_YOUR INSTRUCTIONS_
Copy out the data below as written; omit any images.

_SOURCE MATERIAL_

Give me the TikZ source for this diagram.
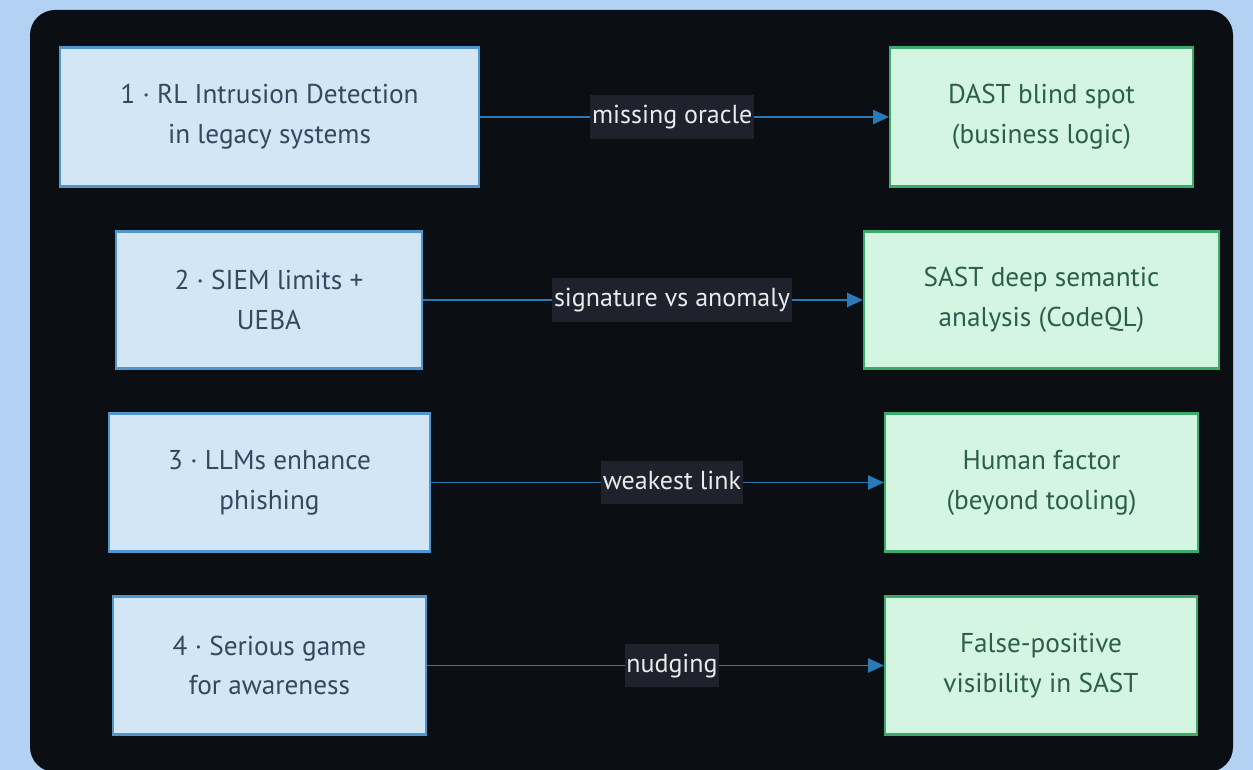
\documentclass[tikz,border=0pt]{standalone}
\usepackage{fontspec}
\setmainfont{PT Sans}
\usetikzlibrary{arrows.meta}
\definecolor{pagebg}{HTML}{B3D1F2}
\definecolor{panelbg}{HTML}{0B0F14}
\definecolor{leftfill}{HTML}{D3E6F6}
\definecolor{leftdraw}{HTML}{4F96CF}
\definecolor{lefttext}{HTML}{34495E}
\definecolor{rightfill}{HTML}{D3F5E1}
\definecolor{rightdraw}{HTML}{3DA96A}
\definecolor{righttext}{HTML}{2D5E4C}
\definecolor{linkcol}{HTML}{2A7AB8}
\definecolor{labelbg}{HTML}{1F222D}
\tikzstyle{issue} = [rectangle, draw=leftdraw, line width=1.2pt, fill=leftfill, text=lefttext, align=center, inner sep=0pt, font=\fontsize{15.5}{22.7}\selectfont]
\tikzstyle{answer} = [rectangle, draw=rightdraw, line width=1.2pt, fill=rightfill, text=righttext, align=center, inner sep=0pt, font=\fontsize{15.5}{22.7}\selectfont]
\tikzstyle{link} = [draw=linkcol, line width=1.1pt, -{Triangle[length=9pt, width=8pt]}]
\tikzstyle{tag} = [fill=labelbg, text=white!92!black, inner xsep=1pt, inner ysep=5pt, text height=11pt, text depth=3.5pt, font=\fontsize{14.8}{17}\selectfont]

\begin{document}
\begin{tikzpicture}[x=0.02cm, y=-0.02cm]
    \useasboundingbox (0,0) rectangle (1253,770);
    \fill[pagebg] (0,0) rectangle (1253,770);
    \fill[panelbg, rounded corners=0.5cm] (30,10) rectangle (1233,772);

    % left column
    \node [issue, minimum width=8.38cm, minimum height=2.78cm] at (269.5,117) (l1) {1 · RL Intrusion Detection\\in legacy systems};
    \node [issue, minimum width=6.12cm, minimum height=2.74cm] at (269,300) (l2) {2 · SIEM limits +\\UEBA};
    \node [issue, minimum width=6.42cm, minimum height=2.76cm] at (269.5,482.5) (l3) {3 · LLMs enhance\\phishing};
    \node [issue, minimum width=6.26cm, minimum height=2.76cm] at (269.5,665.5) (l4) {4 · Serious game\\for awareness};

    % right column
    \node [answer, minimum width=6.06cm, minimum height=2.78cm] at (1041.5,117) (r1) {DAST blind spot\\(business logic)};
    \node [answer, minimum width=7.10cm, minimum height=2.74cm] at (1041.5,300) (r2) {SAST deep semantic\\analysis (CodeQL)};
    \node [answer, minimum width=6.26cm, minimum height=2.76cm] at (1041.5,482.5) (r3) {Human factor\\(beyond tooling)};
    \node [answer, minimum width=6.24cm, minimum height=2.76cm] at (1041,665.5) (r4) {False-positive\\visibility in SAST};

    \draw [link] (l1) -- node[tag, pos=0.47] {missing oracle} (r1);
    \draw [link] (l2) -- node[tag, pos=0.566] {signature vs anomaly} (r2);
    \draw [link] (l3) -- node[tag, pos=0.532] {weakest link} (r3);
    \draw [link] (l4) -- node[tag, pos=0.536] {nudging} (r4);
\end{tikzpicture}
\end{document}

_RESULT_
Give me the TikZ source for this diagram.
\documentclass[tikz,border=0pt]{standalone}
\usepackage{fontspec}
\setmainfont{PT Sans}
\usetikzlibrary{arrows.meta}
\definecolor{pagebg}{HTML}{B3D1F2}
\definecolor{panelbg}{HTML}{0B0F14}
\definecolor{leftfill}{HTML}{D3E6F6}
\definecolor{leftdraw}{HTML}{4F96CF}
\definecolor{lefttext}{HTML}{34495E}
\definecolor{rightfill}{HTML}{D3F5E1}
\definecolor{rightdraw}{HTML}{3DA96A}
\definecolor{righttext}{HTML}{2D5E4C}
\definecolor{linkcol}{HTML}{2A7AB8}
\definecolor{labelbg}{HTML}{1F222D}
\tikzstyle{issue} = [rectangle, draw=leftdraw, line width=1.2pt, fill=leftfill, text=lefttext, align=center, inner sep=0pt, font=\fontsize{15.5}{22.7}\selectfont]
\tikzstyle{answer} = [rectangle, draw=rightdraw, line width=1.2pt, fill=rightfill, text=righttext, align=center, inner sep=0pt, font=\fontsize{15.5}{22.7}\selectfont]
\tikzstyle{link} = [draw=linkcol, line width=1.1pt, -{Triangle[length=9pt, width=8pt]}]
\tikzstyle{tag} = [fill=labelbg, text=white!92!black, inner xsep=1pt, inner ysep=5pt, text height=11pt, text depth=3.5pt, font=\fontsize{14.8}{17}\selectfont]

\begin{document}
\begin{tikzpicture}[x=0.02cm, y=-0.02cm]
    \useasboundingbox (0,0) rectangle (1253,770);
    \fill[pagebg] (0,0) rectangle (1253,770);
    \fill[panelbg, rounded corners=0.5cm] (30,10) rectangle (1233,772);

    % left column
    \node [issue, minimum width=8.38cm, minimum height=2.78cm] at (269.5,117) (l1) {1 · RL Intrusion Detection\\in legacy systems};
    \node [issue, minimum width=6.12cm, minimum height=2.74cm] at (269,300) (l2) {2 · SIEM limits +\\UEBA};
    \node [issue, minimum width=6.42cm, minimum height=2.76cm] at (269.5,482.5) (l3) {3 · LLMs enhance\\phishing};
    \node [issue, minimum width=6.26cm, minimum height=2.76cm] at (269.5,665.5) (l4) {4 · Serious game\\for awareness};

    % right column
    \node [answer, minimum width=6.06cm, minimum height=2.78cm] at (1041.5,117) (r1) {DAST blind spot\\(business logic)};
    \node [answer, minimum width=7.10cm, minimum height=2.74cm] at (1041.5,300) (r2) {SAST deep semantic\\analysis (CodeQL)};
    \node [answer, minimum width=6.26cm, minimum height=2.76cm] at (1041.5,482.5) (r3) {Human factor\\(beyond tooling)};
    \node [answer, minimum width=6.24cm, minimum height=2.76cm] at (1041,665.5) (r4) {False-positive\\visibility in SAST};

    \draw [link] (l1) -- node[tag, pos=0.47] {missing oracle} (r1);
    \draw [link] (l2) -- node[tag, pos=0.566] {signature vs anomaly} (r2);
    \draw [link] (l3) -- node[tag, pos=0.532] {weakest link} (r3);
    \draw [link] (l4) -- node[tag, pos=0.536] {nudging} (r4);
\end{tikzpicture}
\end{document}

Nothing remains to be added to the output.